In the material below, find each line holding the string "with" and copy it.

───── Source data

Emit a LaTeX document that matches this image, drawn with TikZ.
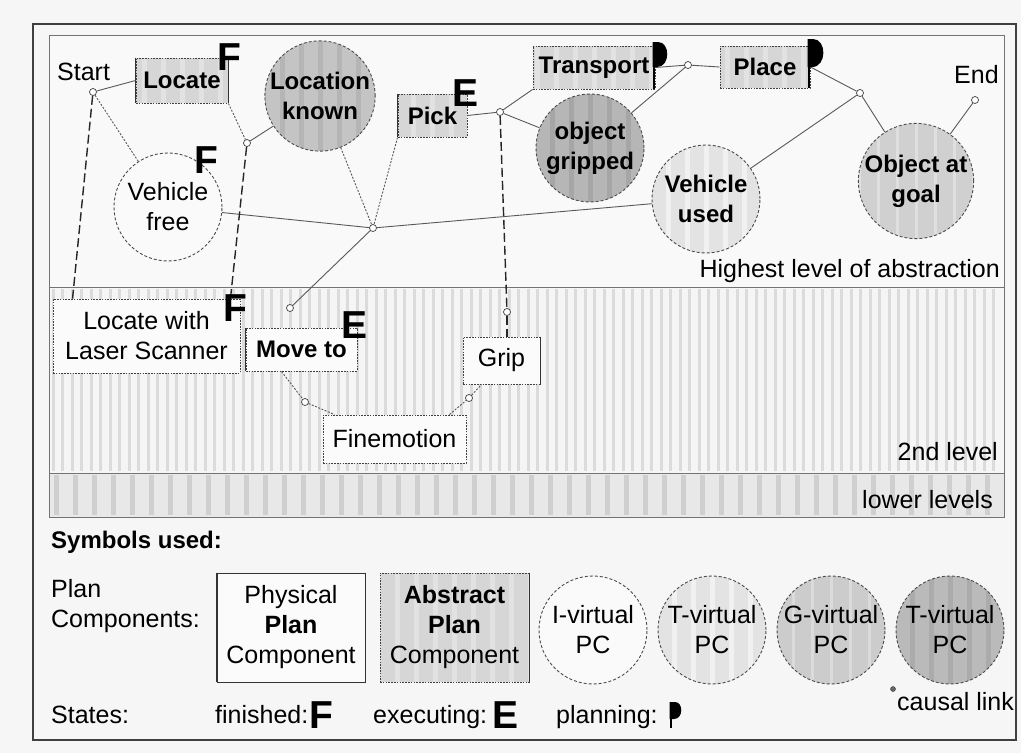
\documentclass[tikz,border=0pt]{standalone}
\usepackage{fontspec}
\setmainfont{Liberation Sans}
% solid vertical edge of a box node
\newcommand\solidside[2]{\draw[black!80, line width=1.2pt] (#1.north #2) -- (#1.south #2);}
% planning flag: stem x, top y, stem length, head height
\newcommand\pflag[4]{%
  \draw[black, line width=2.6pt] (#1,#2) -- (#1,#2+#3);
  \fill[black] (#1-1.3,#2) -- (#1+4,#2)
    .. controls (#1+4+0.5*#4,#2) and (#1+4+0.5*#4,#2+#4) .. (#1+3,#2+#4)
    -- (#1-1.3,#2+#4) -- cycle;}
\begin{document}
\begin{tikzpicture}[x=1pt, y=-1pt,
  every node/.style={font=\fontsize{25}{30}\selectfont, inner sep=0pt},
  bf/.style={font=\fontsize{24}{30}\selectfont\bfseries},
  stl/.style={font=\fontsize{39}{39}\selectfont\bfseries},
  stripes/.style 2 args={path picture={
    \foreach \k in {-7,...,7}{
      \draw[solid, #1, line width=#2]
        ([xshift=\k*19pt]path picture bounding box.north) --
        ([xshift=\k*19pt]path picture bounding box.south);}}},
  pbox/.style={rectangle, draw=black!75, line width=0.9pt,
    dash pattern=on 1.6pt off 1.2pt, fill=gray!3, align=center},
  abox/.style={pbox, fill=gray!32, stripes={white,opacity=.3}{5pt}},
  vpc/.style={circle, draw=black!70, line width=0.9pt,
    dash pattern=on 3pt off 2pt, minimum size=108pt, align=center},
  lk/.style={circle, draw=black!75, fill=white, line width=0.7pt, minimum size=7pt},
  cl/.style={draw=black!65, line width=0.9pt},
  cld/.style={cl, dash pattern=on 2pt off 1.5pt},
  vl/.style={draw=black!85, line width=1.4pt, dash pattern=on 9pt off 4pt}]

\useasboundingbox (0,0) rectangle (1021,753);
\fill[gray!7] (0,0) rectangle (1021,753);

% abstraction levels
\fill[gray!5] (49,35) rectangle (1004,287);
\draw[black!55, line width=0.8pt] (49,35) rectangle (1004,287);
\fill[gray!8] (49,287) rectangle (1004,473);
\foreach \x in {53,62.5,...,1000} \draw[gray!28, line width=3pt] (\x,289) -- (\x,471);
\draw[black!55, line width=0.8pt] (49,287) rectangle (1004,473);
\fill[gray!18] (49,473) rectangle (1004,517);
\foreach \x in {56,75,...,1000} \draw[gray!38, line width=5pt] (\x,475) -- (\x,515);
\draw[black!55, line width=0.8pt] (49,473) rectangle (1004,517);
\draw[black!75, line width=1.3pt] (33,24) rectangle (1016,740);

\node[anchor=base east] (hl) at (1000,277) {Highest level of abstraction};
\node[anchor=base east] (l2) at (998,460) {2nd level};
\node[anchor=base east] (ll) at (993,508) {lower levels};

% highest level
\node[anchor=base west] (start) at (57,80) {Start};
\node[anchor=base west] (end) at (954,83) {End};
\node[abox, bf, minimum width=92pt, minimum height=45pt] (loc) at (182,80.5) {Locate};
\node[abox, bf, minimum width=69pt, minimum height=43pt] (pick) at (432.5,115.5) {Pick};
\node[abox, bf, minimum width=122pt, minimum height=43pt] (tr) at (594,67.5) {Transport};
\node[abox, bf, minimum width=90pt, minimum height=42pt] (pl) at (765,67) {Place};
\solidside{loc}{west} \solidside{loc}{east}
\solidside{pick}{west}

\node[vpc, fill=gray!4] (vf) at (168,207) {Vehicle\\free};
\node[vpc, bf, fill=gray!46, stripes={gray!58}{5pt}] (lkn) at (320,96) {Location\\known};
\node[vpc, bf, fill=gray!57, stripes={gray!70}{5pt}] (og) at (590,148) {object\\gripped};
\node[vpc, bf, fill=gray!22, stripes={white,opacity=.5}{5pt}] (vu) at (706,199) {Vehicle\\used};
\node[vpc, bf, fill=gray!37, stripes={gray!25}{3pt}] (goal) at (916,181) {Object at\\goal};

\node[lk] (s0) at (93,92) {};
\node[lk] (c1) at (247,143) {};
\node[lk] (jn) at (373,228) {};
\node[lk] (c2) at (500,112) {};
\node[lk] (c3) at (688,65) {};
\node[lk] (c4) at (860,93) {};
\node[lk] (e0) at (975,100) {};

% second level
\node[pbox, minimum width=187pt, minimum height=74pt] (lwls) at (146.5,336) {Locate with\\Laser Scanner};
\node[pbox, bf, minimum width=111pt, minimum height=43pt] (mv) at (301.5,349.5) {Move to};
\node[pbox, minimum width=77pt, minimum height=47pt] (grip) at (501.5,360.5) {Grip};
\node[pbox, minimum width=143pt, minimum height=48pt] (fm) at (394.5,439) {Finemotion};
\solidside{mv}{west}
\solidside{grip}{east}
\node[lk] (m1) at (290,308) {};
\node[lk] (m2) at (507,312) {};
\node[lk] (f1) at (305,402) {};
\node[lk] (f2) at (469,398) {};

% causal links
\draw[cl] (s0) -- (loc.west);
\draw[cld] (s0) -- (vf);
\draw[cld] (loc.south east) -- (c1);
\draw[cl] (c1) -- (lkn);
\draw[cld] (lkn) -- (jn);
\draw[cld] (pick.south west) -- (jn);
\draw[cl] (vf) -- (jn);
\draw[cl] (jn) -- (vu);
\draw[cl] (jn) -- (m1);
\draw[cl] (pick.east) -- (c2);
\draw[cl] (c2) -- (tr.south west);
\draw[cl] (c2) -- (og);
\draw[cl] (tr.east) -- (c3);
\draw[cl] (og) -- (c3);
\draw[cl] (c3) -- (pl.west);
\draw[cl] (pl.east) -- (c4);
\draw[cl] (vu) -- (c4);
\draw[cl] (c4) -- (goal);
\draw[cl] (goal) -- (e0);

% refinement into the second level
\draw[vl] (s0) -- ([xshift=20pt]lwls.north west);
\draw[vl] (c1) -- ([xshift=-10pt]lwls.north east);
\draw[vl] (c2) -- (m2);
\draw[vl] (m2) -- (m2 |- grip.north);
\draw[cld] ([xshift=-20pt]mv.south) -- (f1);
\draw[cld] (f1) -- ([xshift=-60pt]fm.north);
\draw[cld] ([xshift=55pt]fm.north) -- (f2);
\draw[cld] (f2) -- ([xshift=-20pt]grip.south);

% states
\pflag{654}{42}{47}{25}
\pflag{809}{39}{49}{28}
\node[stl] (fa) at (229,57) {F};
\node[stl] (fb) at (206,160) {F};
\node[stl] (ea) at (466,93) {E};
\node[stl] (fc) at (235,308) {F};
\node[stl] (eb) at (355,325) {E};

% legend
\node[anchor=base west, bf] (sym) at (51,548) {Symbols used:};
\node[anchor=base west] (pc1) at (51,597) {Plan};
\node[anchor=base west] (pc2) at (51,627) {Components:};
\node[pbox, solid, draw=black!80, fill=gray!3, minimum width=148pt, minimum height=109pt] (lgp) at (291,627.5) {Physical\\\textbf{Plan}\\Component};
\node[abox, minimum width=149pt, minimum height=109pt] (lga) at (454.5,627.5) {\textbf{Abstract}\\\textbf{Plan}\\Component};
\solidside{lgp}{west} \solidside{lgp}{east}
\solidside{lga}{east}
\node[vpc, fill=gray!4] (lgi) at (593,630) {I-virtual\\PC};
\node[vpc, fill=gray!22, stripes={white,opacity=.5}{5pt}] (lgt) at (712,630) {T-virtual\\PC};
\node[vpc, fill=gray!40, stripes={gray!28}{3pt}] (lgg) at (831,630) {G-virtual\\PC};
\node[vpc, fill=gray!54, stripes={gray!66}{5pt}] (lgd) at (950,630) {T-virtual\\PC};
\node[circle, draw=black!80, fill=black!60, minimum size=5pt] (lgc) at (893,689) {};
\node[anchor=base west] (cau) at (897,710) {causal link};

\node[anchor=base west] (states) at (51,723) {States:};
\node[anchor=base west] (fin) at (215,723) {finished:};
\node[anchor=base west, stl] (lf) at (309,728) {F};
\node[anchor=base west] (exe) at (373,723) {executing:};
\node[anchor=base west, stl] (le) at (492,728) {E};
\node[anchor=base west] (pln) at (556,723) {planning:};
\pflag{671}{702}{26}{17}
\end{tikzpicture}
\end{document}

──────────

- The solution
Emit a LaTeX document that matches this image, drawn with TikZ.
\node[pbox, minimum width=187pt, minimum height=74pt] (lwls) at (146.5,336) {Locate with\\Laser Scanner};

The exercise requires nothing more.